Registering – Matsue Watanabe (OH0062)


I do remember we had to go down to the Anderson Hardware and sign up for, for our numbers and, as a family. And, so we did do that. And there’s, of course a big sign up, up there telling us that that’s what we’re supposed to do. And, and I suppose we came home with those little tags that we were to wear when we were taken away. But I just remember that building. And of course I’m accustomed to that building ’cause the grocery store was right next to it. And we used to go into both the grocery store and Anderson Hardware and also the dry goods store which was across the street from there. So, that whole area is very familiar to me because I was the one that had to do the grocery shopping.

Well, I think preparing to leave was probably the hardest thing for, for my mother especially because she had to, she had to help with my brother, of course, and my sisters. She had to move things out. We had good friends by the name of Mr. and Mrs. Hyde who my dad leased land from, to plant his strawberries. And they had a big barn so they said that you can bring a lot of your goods over and put ’em in the barn, like, you know, my mother’s sewing machine, which was one of the mainstays in the house ’cause she always sewed our clothes. And, and I suppose, I don’t know whether they took the refrigerator and things like that which were awful large items to take. But they took things that, that she felt were very important to have back. And I’m sure they were very busy doing that while we were gone to school. ‘Cause I didn’t see all of it going at all. And, I guess that’s, that’s just one of those things that we were lucky to have a friend like that that would take everything that you wanted to, to leave behind.
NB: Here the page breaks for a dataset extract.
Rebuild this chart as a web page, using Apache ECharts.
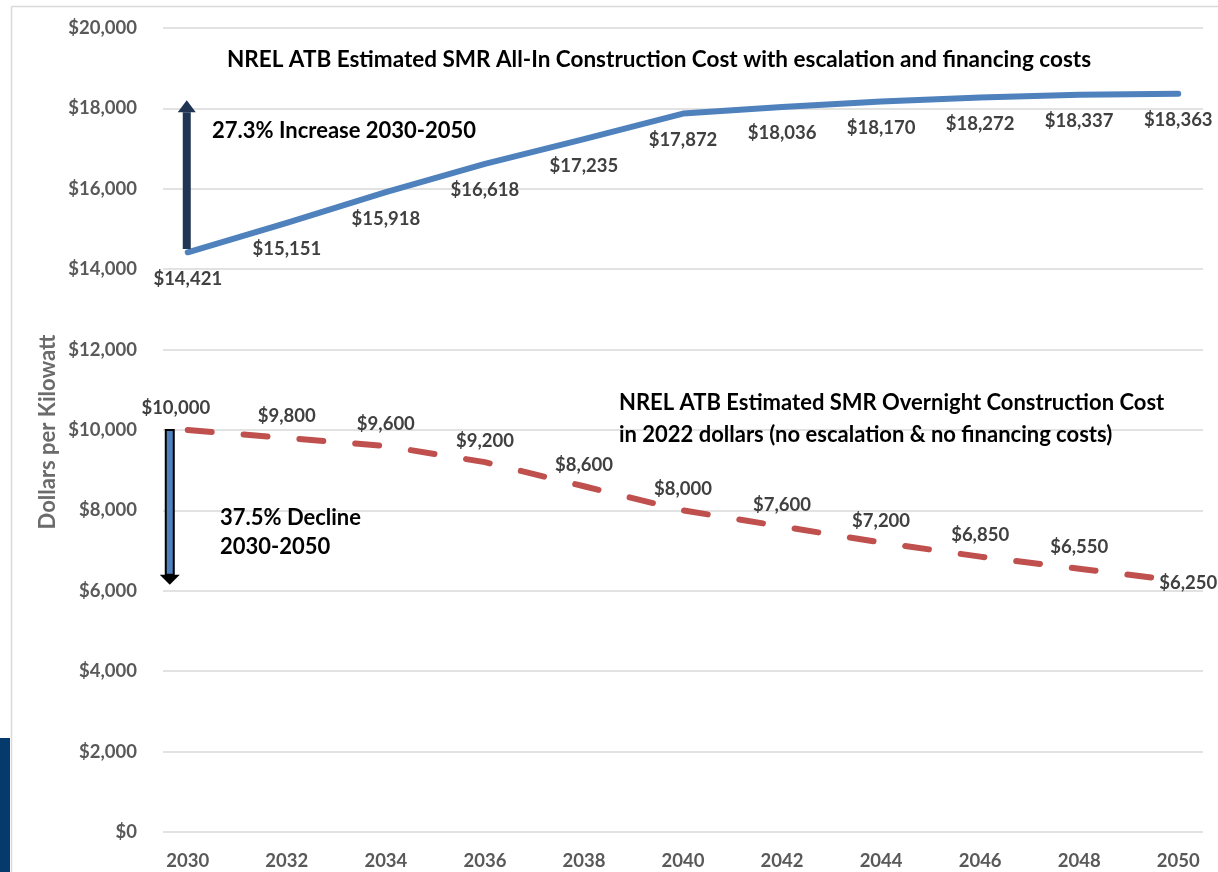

Video Interview — October, 2006
To see this interview in its entirety, go to the Densho website archives. You will have to register to be allowed access to their archives. Once in the archive, visit the Visual History Collections: Bainbridge Island Japanese American Community Collection.

Matsue Watanabe

Matsue Nishimori Watanabe was 15 years old, in the 9th grade, when she was evacuated. She is the second youngest of six children. The Nishimori family did not move with most of the Bainbridge Islanders to Minidoka. They stayed in Manzanar. When the government started to allow the Japanese Americans to leave camp to travel east, Matsue's older brother and sisters moved to the Chicago area. When she was 18 years old, she moved to Evanston, IL to finish her last year of high school. She lived with a sponsor family.